Transportation: “Modernize Roads, Bridges, Transit and Waterways: To build a 21st century economy, we must engage contractors across the nation to create jobs rebuilding our crumbling roads, and bridges, modernize public buildings, and put people to work cleaning our air, water and land.”
- $30 billion for highway construction: “Highway Infrastructure: $30 billion for highway and bridge construction projects. It is estimated that states have over 5,100 projects totaling over $64 billion that could be awarded within 180 days. These projects create jobs in the short term while saving commuters time and money in the long term. In 2006, the Department of Transportation estimated $8.5 billion was needed to maintain current systems and $61.4 billion was needed to improve highways and bridges.”
- $31 billion to modernize federal and other public infrastructure with investments that lead to long term energy cost savings
- $19 billion for clean water, flood control, and environmental restoration investments
- $10 billion for transit and rail to reduce traffic congestion and gas consumption:
- New Construction: $1 billion for Capital Investment Grants for new commuter rail or other light rail systems to increase public use of mass transit and to speed projects already in construction. The Federal Transit Administration has $2.4 billion in pre-approved projects
- Upgrades and Repair: $2 billion to modernize existing transit systems, including renovations to stations, security systems, computers, equipment, structures, signals, and communications. Funds will be distributed through the existing formula. The repair backlog is nearly $50 billion
- Transit Capital Assistance: $6 billion to purchase buses and equipment needed to increase public transportation and improve intermodal and transit facilities. The Department of Transportation estimates a $3.2 billion maintenance backlog and $9.2 billion in needed improvements. The American Public Transportation Association identified 787 ready-to-go transit projects totaling $15.5 billion. Funds will be distributed through the existing formulas
- Amtrak and Intercity Passenger Rail Construction Grants: $1.1 billion to improve the speed and capacity of intercity passenger rail service.

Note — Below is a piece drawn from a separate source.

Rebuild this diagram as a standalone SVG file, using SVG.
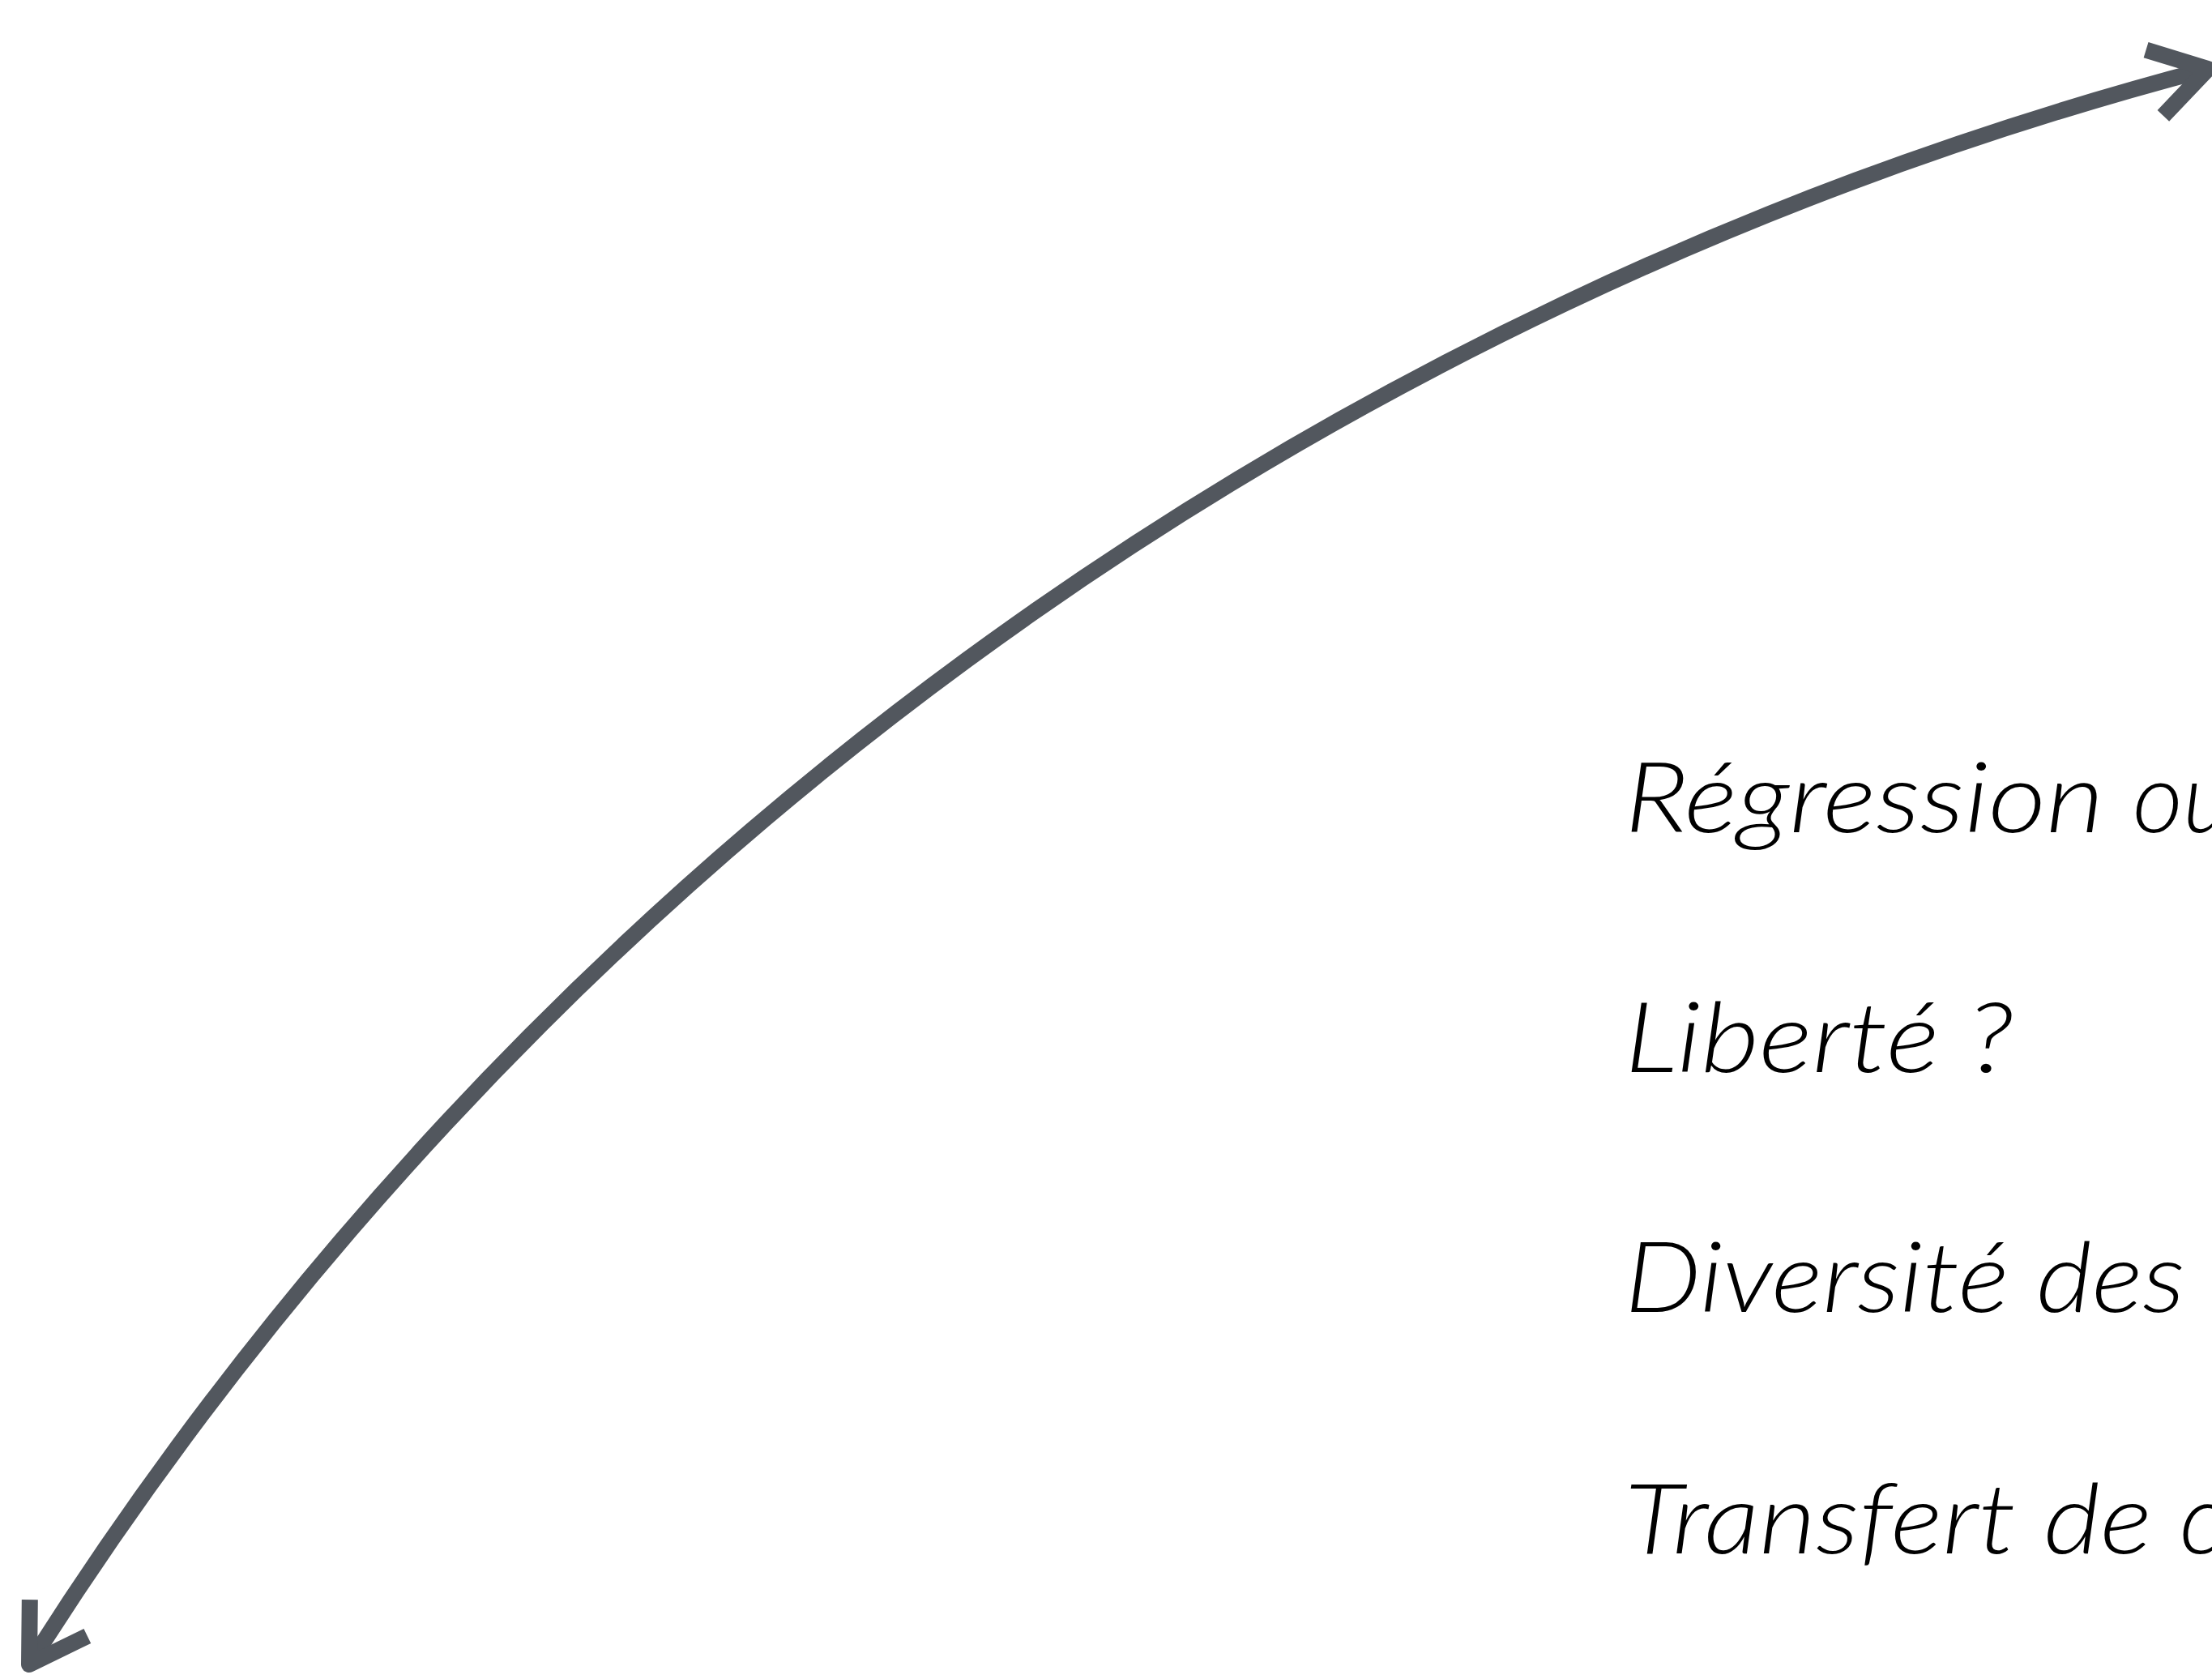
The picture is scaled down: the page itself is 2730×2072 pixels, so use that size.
<svg xmlns="http://www.w3.org/2000/svg" width="2730" height="2072" viewBox="0 0 2730 2072">
  <style>
    .lbl { font-family: Lato, "Liberation Sans", sans-serif; font-weight: 300; font-style: italic; font-size: 121px; fill: #000000; }
    .conn { fill: none; stroke: #52575e; stroke-width: 20; }
  </style>
  <defs>
    <marker id="chev" markerUnits="userSpaceOnUse" viewBox="-100 -60 120 120" refX="0" refY="0" markerWidth="120" markerHeight="120" orient="auto-start-reverse" overflow="visible">
      <path d="M-68,-42 L0,0 L-68,42" fill="none" stroke="#52575e" stroke-width="20" stroke-linejoin="round"/>
    </marker>
  </defs>
  <rect width="2730" height="2072" fill="#ffffff"/>
  <g id="connectors">
    <path class="conn" d="M36,2054 A4545,4545 0 0 1 2725,85" marker-start="url(#chev)" marker-end="url(#chev)"/>
  </g>
  <g id="label-regression"><text class="lbl" x="2005" y="1027"><tspan textLength="627" lengthAdjust="spacingAndGlyphs">Régression </tspan><tspan>ou</tspan></text></g>
  <g id="label-liberte"><text class="lbl" x="2005" y="1323" textLength="480" lengthAdjust="spacingAndGlyphs">Liberté ?</text></g>
  <g id="label-diversite"><text class="lbl" x="2005" y="1619" textLength="692" lengthAdjust="spacingAndGlyphs">Diversité des</text></g>
  <g id="label-transfert"><text class="lbl" x="2005" y="1917"><tspan textLength="685" lengthAdjust="spacingAndGlyphs">Transfert de </tspan><tspan>c</tspan></text></g>
</svg>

The Department of Transportation’s Inspector General estimates the North East Corridor alone has a backlog of over $10 billion.”
State Education and Other Budget Priorities:
- “$120 billion to states and school districts to stabilize budgets and prevent tax increases and deep cuts to critical education programs, including…
- $79 billion in state fiscal relief, including: $39 billion to local school districts and public colleges and universities distributed through existing state and federal formulas; $15 billion to states as bonus grants as a reward for meeting key performance measures; and $25 billion to states for other high priority needs such as public safety and other critical services, which may include education.